The black‑hole scenario is described as the classic collapsar picture. After core collapse, a Kerr black hole is surrounded by a dense, hyper‑accreting disk. Energy extraction can proceed via neutrino annihilation, magnetorotational turbulence, or the Blandford–Znajek mechanism. The jet power scales with the mass‑accretion rate and the black‑hole spin parameter, potentially reaching 10⁵¹–10⁵³ erg s⁻¹, and the outflow can achieve Lorentz factors γ ≈ 100–1000. However, the model often treats the proto‑neutron‑star phase cursorily, neglecting the possibility that a strong magnetic field and centrifugal wind could dramatically alter the dynamics before a black hole fully forms.

The magnetar alternative is presented with far more quantitative detail. In a rapidly rotating core (period ≲ 1 ms) that collapses to a neutron star with surface fields B ≈ 10¹⁵ G, the spin‑down luminosity can be as high as 10⁵² erg s⁻¹. Magneto‑centrifugal winds launched from the proto‑magnetar carry a large Poynting flux (σ ≫ 1) and can clear the surrounding stellar envelope, potentially preventing black‑hole formation altogether – a conclusion supported by recent three‑dimensional MHD simulations of collapsar progenitors.

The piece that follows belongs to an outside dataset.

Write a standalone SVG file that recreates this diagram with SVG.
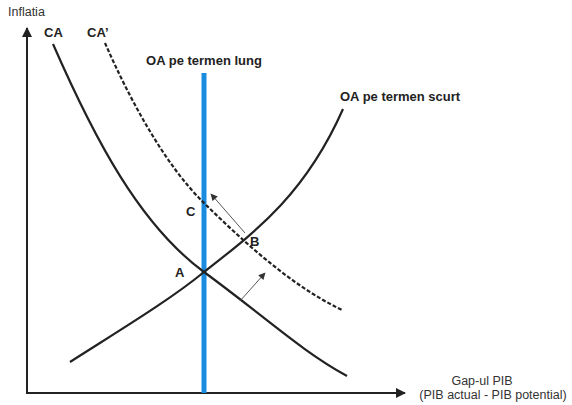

The paper shows how the time‑dependent jet power follows an exponential or power‑law decay, naturally reproducing the complex variability seen in GRB light curves. As the wind expands, magnetic energy is converted into kinetic energy, raising the bulk Lorentz factor to the required γ ≈ 100–1000 while the jet becomes collimated by magnetic hoop stresses into narrow opening angles (≈ 5°–10°).

A systematic comparison against observational constraints follows. The magnetar model can directly predict the burst duration (10–100 s), total isotropic‑equivalent energy (10⁵¹–10⁵³ erg), spectral peak energy (Eₚ ≈ 0.1–1 MeV), Lorentz factor, and collimation angle by solving coupled spin‑down, magnetic‑field‑decay, and mass‑loss equations. In contrast, the black‑hole framework still lacks robust, quantitative predictions for the jet’s initial magnetization and its temporal evolution, making it harder to confront the data without additional ad‑hoc assumptions. Consequently, the author argues that the magnetar scenario is currently the more “mature” model, offering falsifiable, physics‑based predictions.

The paper concludes with a forward‑looking research agenda. First, a rigorous mapping from the time‑dependent jet properties (power, σ, γ) to observable γ‑ray light curves and spectra must be developed, effectively solving the inverse problem. Second, higher‑resolution 3‑D MHD simulations are needed to capture the interplay between the proto‑magnetar wind, the surrounding accretion disk, and magnetic reconnection processes that could affect jet composition. Third, coordinated multi‑wavelength campaigns (optical, X‑ray, radio) should be used to test model‑specific signatures such as early‑time afterglow polarization, plateau phases, and late‑time radio calorimetry. By pursuing these avenues, the community can either solidify the magnetar paradigm with decisive, falsifiable predictions or uncover evidence that revives the black‑hole engine as the dominant driver of long GRBs.